With this spring’s warm weather, there is no standing water on his field, even though the neighbouring ones have quite a bit.
Ferguson’s goal is to be as efficient as possible for each zone of the field, which will require different methods because every piece of dirt is different.
He also said he isn’t just trying to do something new to see how it works, because that’s not a luxury farmers have. It’s about paying the bills.
He gave the example of pea-oat intercrop, which is his “favourite intercrop,” even though people ask why.
“Well, I’m not that smart,” he said.
“But if we get lots of rain, the oats do really good. If it’s dry, the peas do really good. So, no matter the weather, I’m going to get 85 per cent of a crop.”
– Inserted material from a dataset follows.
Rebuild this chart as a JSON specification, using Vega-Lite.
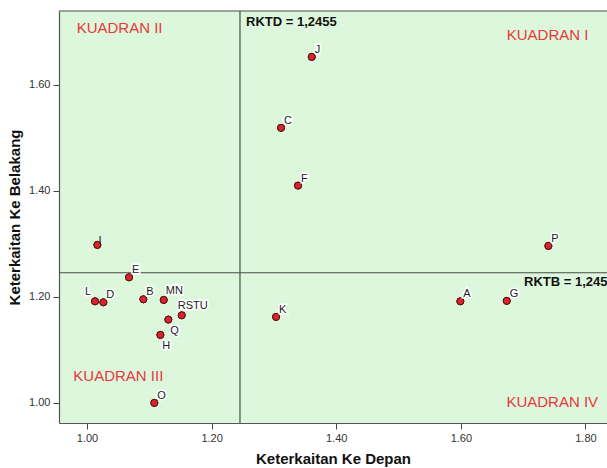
{
  "$schema": "https://vega.github.io/schema/vega-lite/v6.json",
  "autosize": "none",
  "padding": {"left": 59, "top": 11, "right": 0, "bottom": 45},
  "width": 548,
  "height": 412,
  "config": {
    "view": {"stroke": null, "fill": "#dcf7dc"},
    "font": "Liberation Sans",
    "axis": {
      "grid": false,
      "domain": true,
      "ticks": true,
      "domainColor": "#555555",
      "domainWidth": 1.2,
      "tickColor": "#444444",
      "tickWidth": 1,
      "labelColor": "#333333",
      "labelFont": "Liberation Sans",
      "labelFontSize": 11,
      "titleFont": "Liberation Sans",
      "titleFontSize": 15,
      "titleFontWeight": "bold",
      "titleColor": "#111111",
      "tickSize": 6
    }
  },
  "datasets": {
    "pts": [
      {"sektor": "A", "depan": 1.5992, "belakang": 1.1917},
      {"sektor": "B", "depan": 1.0904, "belakang": 1.1955},
      {"sektor": "C", "depan": 1.3114, "belakang": 1.5186},
      {"sektor": "D", "depan": 1.0262, "belakang": 1.1898},
      {"sektor": "E", "depan": 1.0674, "belakang": 1.2369},
      {"sektor": "F", "depan": 1.3387, "belakang": 1.4098},
      {"sektor": "G", "depan": 1.6737, "belakang": 1.1925},
      {"sektor": "H", "depan": 1.1177, "belakang": 1.1284},
      {"sektor": "I", "depan": 1.0166, "belakang": 1.2980},
      {"sektor": "J", "depan": 1.3607, "belakang": 1.6524},
      {"sektor": "K", "depan": 1.3034, "belakang": 1.1623},
      {"sektor": "L", "depan": 1.0128, "belakang": 1.1917},
      {"sektor": "MN", "depan": 1.1231, "belakang": 1.1943},
      {"sektor": "O", "depan": 1.1080, "belakang": 1.0002},
      {"sektor": "P", "depan": 1.7405, "belakang": 1.2961},
      {"sektor": "Q", "depan": 1.1305, "belakang": 1.1572},
      {"sektor": "RSTU", "depan": 1.1520, "belakang": 1.1653}
    ],
    "kuadran": [
      {"teks": "KUADRAN I", "depan": 1.7392, "belakang": 1.6944},
      {"teks": "KUADRAN II", "depan": 1.0522, "belakang": 1.7063},
      {"teks": "KUADRAN III", "depan": 1.0502, "belakang": 1.0517},
      {"teks": "KUADRAN IV", "depan": 1.7467, "belakang": 1.0021}
    ],
    "garis": [
      {"teks": "RKTD = 1,2455", "depan": 1.2552, "belakang": 1.719},
      {"teks": "RKTB = 1,2455", "depan": 1.7014, "belakang": 1.2275}
    ],
    "batas": [
      {"sumbu": "atas", "nilai": 1.7389},
      {"sumbu": "rktb", "nilai": 1.2455}
    ],
    "batasx": [
      {"sumbu": "rktd", "nilai": 1.2455}
    ]
  },
  "layer": [
    {
      "data": {"name": "pts"},
      "mark": {"type": "point", "filled": true, "shape": "circle", "size": 50, "color": "#e0222a", "stroke": "#4a1515", "strokeWidth": 1, "opacity": 1},
      "encoding": {
        "x": {
          "field": "depan", "type": "quantitative",
          "scale": {"domain": [0.955, 1.8346], "nice": false, "zero": false},
          "axis": {"title": "Keterkaitan Ke Depan", "values": [1.0, 1.2, 1.4, 1.6, 1.8], "format": ".2f", "labelPadding": 3, "titlePadding": 8}
        },
        "y": {
          "field": "belakang", "type": "quantitative",
          "scale": {"domain": [0.9623, 1.7389], "nice": false, "zero": false},
          "axis": {"title": "Keterkaitan Ke Belakang", "values": [1.0, 1.2, 1.4, 1.6], "format": ".2f", "labelPadding": 3, "titlePadding": 6}
        }
      }
    },
    {
      "data": {"name": "batas"},
      "mark": {"type": "rule", "stroke": "#4a4a4a", "strokeWidth": 1.2},
      "encoding": {"y": {"field": "nilai", "type": "quantitative"}}
    },
    {
      "data": {"name": "batasx"},
      "mark": {"type": "rule", "stroke": "#4a4a4a", "strokeWidth": 1.2},
      "encoding": {"x": {"field": "nilai", "type": "quantitative"}}
    },
    {
      "data": {"name": "pts"},
      "mark": {"type": "point", "filled": true, "shape": "circle", "size": 50, "color": "#e0222a", "stroke": "#4a1515", "strokeWidth": 1, "opacity": 1},
      "encoding": {"x": {"field": "depan", "type": "quantitative"}, "y": {"field": "belakang", "type": "quantitative"}}
    },
    {
      "data": {"name": "pts"},
      "transform": [{"filter": {"field": "sektor", "oneOf": ["A", "B", "C", "D", "E", "F", "G", "J", "K", "O", "P"]}}],
      "mark": {"type": "text", "align": "left", "baseline": "middle", "dx": 3, "dy": -7, "fontSize": 11, "color": "#ffffff", "stroke": "#ffffff", "strokeWidth": 3},
      "encoding": {"x": {"field": "depan", "type": "quantitative"}, "y": {"field": "belakang", "type": "quantitative"}, "text": {"field": "sektor"}}
    },
    {
      "data": {"name": "pts"},
      "transform": [{"filter": {"field": "sektor", "oneOf": ["A", "B", "C", "D", "E", "F", "G", "J", "K", "O", "P"]}}],
      "mark": {"type": "text", "align": "left", "baseline": "middle", "dx": 3, "dy": -7, "fontSize": 11, "color": "#222222"},
      "encoding": {"x": {"field": "depan", "type": "quantitative"}, "y": {"field": "belakang", "type": "quantitative"}, "text": {"field": "sektor"}}
    },
    {
      "data": {"name": "pts"},
      "transform": [{"filter": {"field": "sektor", "oneOf": ["I"]}}],
      "mark": {"type": "text", "align": "left", "baseline": "middle", "dx": 1, "dy": -4, "fontSize": 11, "color": "#222222"},
      "encoding": {"x": {"field": "depan", "type": "quantitative"}, "y": {"field": "belakang", "type": "quantitative"}, "text": {"field": "sektor"}}
    },
    {
      "data": {"name": "pts"},
      "transform": [{"filter": {"field": "sektor", "oneOf": ["L"]}}],
      "mark": {"type": "text", "align": "right", "baseline": "middle", "dx": -4, "dy": -9, "fontSize": 11, "color": "#ffffff", "stroke": "#ffffff", "strokeWidth": 3},
      "encoding": {"x": {"field": "depan", "type": "quantitative"}, "y": {"field": "belakang", "type": "quantitative"}, "text": {"field": "sektor"}}
    },
    {
      "data": {"name": "pts"},
      "transform": [{"filter": {"field": "sektor", "oneOf": ["L"]}}],
      "mark": {"type": "text", "align": "right", "baseline": "middle", "dx": -4, "dy": -9, "fontSize": 11, "color": "#222222"},
      "encoding": {"x": {"field": "depan", "type": "quantitative"}, "y": {"field": "belakang", "type": "quantitative"}, "text": {"field": "sektor"}}
    },
    {
      "data": {"name": "pts"},
      "transform": [{"filter": {"field": "sektor", "oneOf": ["MN"]}}],
      "mark": {"type": "text", "align": "left", "baseline": "middle", "dx": 2, "dy": -9, "fontSize": 11, "color": "#ffffff", "stroke": "#ffffff", "strokeWidth": 3},
      "encoding": {"x": {"field": "depan", "type": "quantitative"}, "y": {"field": "belakang", "type": "quantitative"}, "text": {"field": "sektor"}}
    },
    {
      "data": {"name": "pts"},
      "transform": [{"filter": {"field": "sektor", "oneOf": ["MN"]}}],
      "mark": {"type": "text", "align": "left", "baseline": "middle", "dx": 2, "dy": -9, "fontSize": 11, "color": "#222222"},
      "encoding": {"x": {"field": "depan", "type": "quantitative"}, "y": {"field": "belakang", "type": "quantitative"}, "text": {"field": "sektor"}}
    },
    {
      "data": {"name": "pts"},
      "transform": [{"filter": {"field": "sektor", "oneOf": ["RSTU"]}}],
      "mark": {"type": "text", "align": "left", "baseline": "middle", "dx": -4, "dy": -9, "fontSize": 11, "color": "#ffffff", "stroke": "#ffffff", "strokeWidth": 3},
      "encoding": {"x": {"field": "depan", "type": "quantitative"}, "y": {"field": "belakang", "type": "quantitative"}, "text": {"field": "sektor"}}
    },
    {
      "data": {"name": "pts"},
      "transform": [{"filter": {"field": "sektor", "oneOf": ["RSTU"]}}],
      "mark": {"type": "text", "align": "left", "baseline": "middle", "dx": -4, "dy": -9, "fontSize": 11, "color": "#222222"},
      "encoding": {"x": {"field": "depan", "type": "quantitative"}, "y": {"field": "belakang", "type": "quantitative"}, "text": {"field": "sektor"}}
    },
    {
      "data": {"name": "pts"},
      "transform": [{"filter": {"field": "sektor", "oneOf": ["Q", "H"]}}],
      "mark": {"type": "text", "align": "left", "baseline": "middle", "dx": 2, "dy": 11, "fontSize": 11, "color": "#ffffff", "stroke": "#ffffff", "strokeWidth": 3},
      "encoding": {"x": {"field": "depan", "type": "quantitative"}, "y": {"field": "belakang", "type": "quantitative"}, "text": {"field": "sektor"}}
    },
    {
      "data": {"name": "pts"},
      "transform": [{"filter": {"field": "sektor", "oneOf": ["Q", "H"]}}],
      "mark": {"type": "text", "align": "left", "baseline": "middle", "dx": 2, "dy": 11, "fontSize": 11, "color": "#222222"},
      "encoding": {"x": {"field": "depan", "type": "quantitative"}, "y": {"field": "belakang", "type": "quantitative"}, "text": {"field": "sektor"}}
    },
    {
      "data": {"name": "kuadran"},
      "mark": {"type": "text", "align": "center", "baseline": "middle", "fontSize": 15, "color": "#e8373d"},
      "encoding": {"x": {"field": "depan", "type": "quantitative"}, "y": {"field": "belakang", "type": "quantitative"}, "text": {"field": "teks"}}
    },
    {
      "data": {"name": "garis"},
      "mark": {"type": "text", "align": "left", "baseline": "middle", "fontSize": 13, "fontWeight": "bold", "color": "#111111"},
      "encoding": {"x": {"field": "depan", "type": "quantitative"}, "y": {"field": "belakang", "type": "quantitative"}, "text": {"field": "teks"}}
    }
  ]
}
Peas can drop their bushels significantly with just a few inches of rain, leaving little to nothing for profit. Ferguson said that in their area, crop insurance on peas isn’t great, so this is a better choice for risk management.
Since adopting alternative cropping practices, the farm has found its “sweet spot.” Ferguson’s fertilizer costs in 2025 were the same as in 2020, despite increased costs, and his yields have remained steady.
However, compared to their area averages, his yields are eight per cent behind, although Ferguson doesn’t see it as a negative.
“I have a friend that pays 36 bucks an acre for canola coverage today, and we have the exact same yield,” he said.
“My premium compared to the average is 38 per cent lower than the average for our risk zone. So for me, when I start talking about, how do I make money, I’m saving money there.”